Every day, thousands of books are published across multiple platforms. Many are well-written, thoughtfully produced, and genuinely useful. Yet most will never find a significant audience.
This creates a frustrating gap between writing a book and selling one.
As authors, we naturally focus on the quality of our work. We spend months or years developing ideas, revising manuscripts, and creating something we believe has value. Then the book is published, and a new challenge begins.
How do readers find it?
The answer lies in discoverability.
Book marketing often feels mysterious, but much of it comes down to helping the right readers find the right book. In many ways, publishing platforms and search algorithms work similarly to matchmaking systems. They use keywords, categories, metadata, reviews, and reader behavior to determine which books to show to which audiences.
That is why keywords are not simply technical details. They are part of the writing job. A title, subtitle, book description, categories, and metadata all communicate what a book is about and who it is intended to serve.
The question is not simply, "How do I market this book?"
The better question is, "Who is this book for?"
Understanding an audience is the foundation of effective marketing. What are readers trying to understand? What problems are they trying to solve? What subjects keep their attention? What kind of writing stays with them after they finish reading?
When those answers become clearer, marketing becomes more focused.
This is where many authors struggle. We often assume that if a book is good enough, readers will somehow find it. Sometimes they do. Most of the time, they don't.
Social media can help. Websites and blogs can help. Book reviews, interviews, newsletters, and reader communities can help. Distribution through Amazon and other retailers can increase exposure.
But none of these channels create demand on their own.
They simply carry the message.
Marketing is difficult because there is no guaranteed formula. Authors can receive positive reviews, encouraging feedback, and occasional sales while still feeling that the effort invested far exceeds the results achieved. I have certainly experienced that gap myself.

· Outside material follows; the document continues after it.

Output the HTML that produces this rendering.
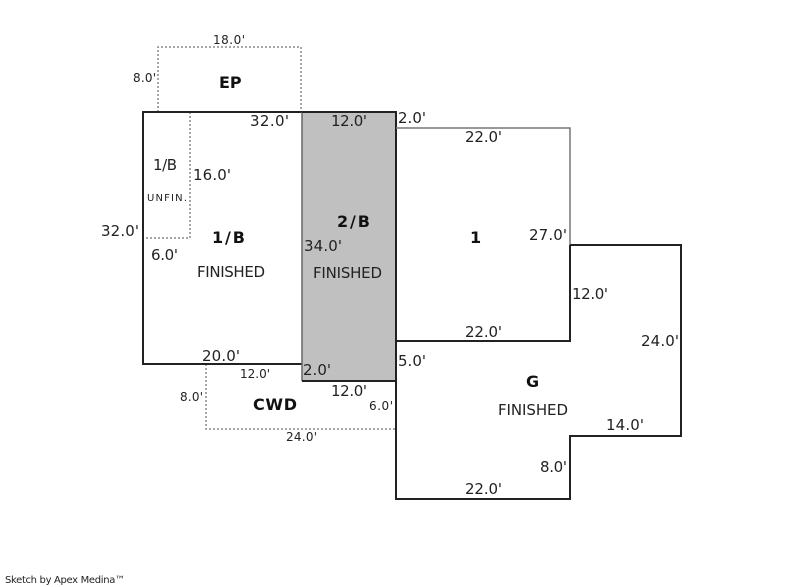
<!DOCTYPE html>
<html><head><meta charset="utf-8"><style>
html,body{margin:0;padding:0;background:#fff;}
svg{display:block;font-family:"DejaVu Sans","Liberation Sans",sans-serif;}
.d{font-size:15px;fill:#222;}
.s{font-size:12px;fill:#222;}
.b{font-size:16px;font-weight:bold;fill:#111;}
</style></head><body>
<svg width="800" height="587" viewBox="0 0 800 587" xmlns="http://www.w3.org/2000/svg">
<rect x="302" y="112" width="94" height="269" fill="#c0c0c0"/>
<polyline points="158,112 158,47 301,47 301,112" fill="none" stroke="#888" stroke-width="1.5" stroke-dasharray="2,2"/>
<polyline points="190,112 190,238 143,238" fill="none" stroke="#888" stroke-width="1.5" stroke-dasharray="2,2"/>
<polyline points="206,364 206,429 396,429" fill="none" stroke="#888" stroke-width="1.5" stroke-dasharray="2,2"/>
<polyline points="302,112 143,112 143,364 302,364" fill="none" stroke="#222" stroke-width="2"/>
<line x1="302" y1="112" x2="302" y2="381" stroke="#666" stroke-width="1.5"/>
<polyline points="302,112 396,112 396,381 302,381" fill="none" stroke="#222" stroke-width="2"/>
<polyline points="396,128 570,128 570,245" fill="none" stroke="#777" stroke-width="1.5"/>
<polyline points="570,245 570,341 396,341" fill="none" stroke="#222" stroke-width="2"/>
<polyline points="570,245 681,245 681,436 570,436 570,499 396,499 396,381" fill="none" stroke="#222" stroke-width="2"/>
<text class="s" x="213" y="44" textLength="32">18.0'</text>
<text class="s" x="133" y="82" textLength="23">8.0'</text>
<text class="b" x="219" y="88">EP</text>
<text class="d" x="250" y="126" textLength="39">32.0'</text>
<text class="d" x="331" y="126" textLength="36">12.0'</text>
<text class="d" x="398" y="123" textLength="28">2.0'</text>
<text class="d" x="465" y="142" textLength="37">22.0'</text>
<text class="d" x="153" y="170" textLength="24">1/B</text>
<text class="d" x="193" y="180" textLength="38">16.0'</text>
<text x="147" y="201" font-size="10" fill="#222" textLength="40">UNFIN.</text>
<text class="b" x="337" y="227" textLength="33">2/B</text>
<text class="d" x="101" y="236" textLength="38">32.0'</text>
<text class="b" x="212" y="243" textLength="33">1/B</text>
<text class="b" x="470" y="243">1</text>
<text class="d" x="529" y="240" textLength="38">27.0'</text>
<text class="d" x="304" y="251" textLength="38">34.0'</text>
<text class="d" x="151" y="260" textLength="27">6.0'</text>
<text class="d" x="197" y="277" textLength="68">FINISHED</text>
<text class="d" x="313" y="278" textLength="69">FINISHED</text>
<text class="d" x="572" y="299" textLength="36">12.0'</text>
<text class="d" x="465" y="337" textLength="37">22.0'</text>
<text class="d" x="641" y="346" textLength="38">24.0'</text>
<text class="d" x="202" y="361" textLength="38">20.0'</text>
<text class="d" x="398" y="366" textLength="28">5.0'</text>
<text class="s" x="240" y="378" textLength="30">12.0'</text>
<text class="d" x="303" y="375" textLength="28">2.0'</text>
<text class="b" x="526" y="387">G</text>
<text class="d" x="331" y="396" textLength="36">12.0'</text>
<text class="s" x="180" y="401" textLength="23">8.0'</text>
<text class="b" x="253" y="410" textLength="44">CWD</text>
<text class="s" x="369" y="410" textLength="24">6.0'</text>
<text class="d" x="498" y="415" textLength="70">FINISHED</text>
<text class="d" x="606" y="430" textLength="38">14.0'</text>
<text class="s" x="286" y="441" textLength="31">24.0'</text>
<text class="d" x="540" y="472" textLength="27">8.0'</text>
<text class="d" x="465" y="494" textLength="37">22.0'</text>
<text x="5" y="583" font-size="10" fill="#222" textLength="120">Sketch by Apex Medina™</text>
</svg>
</body></html>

Pricing can matter. Cover design matters. Presentation matters. Distribution matters. Sometimes luck matters.
Yet over time, I have come to believe that the most sustainable approach is to continue creating valuable content and consistently placing it where interested readers can discover it.
Writing and marketing are not separate activities.
Marketing is an extension of writing.
Every article, newsletter, interview, social media post, and book description becomes another opportunity to communicate who you are, what you write about, and why it matters.
There are many good books and far too little time.
The challenge is not simply writing one.
The challenge is helping the people who would appreciate it know that it exists.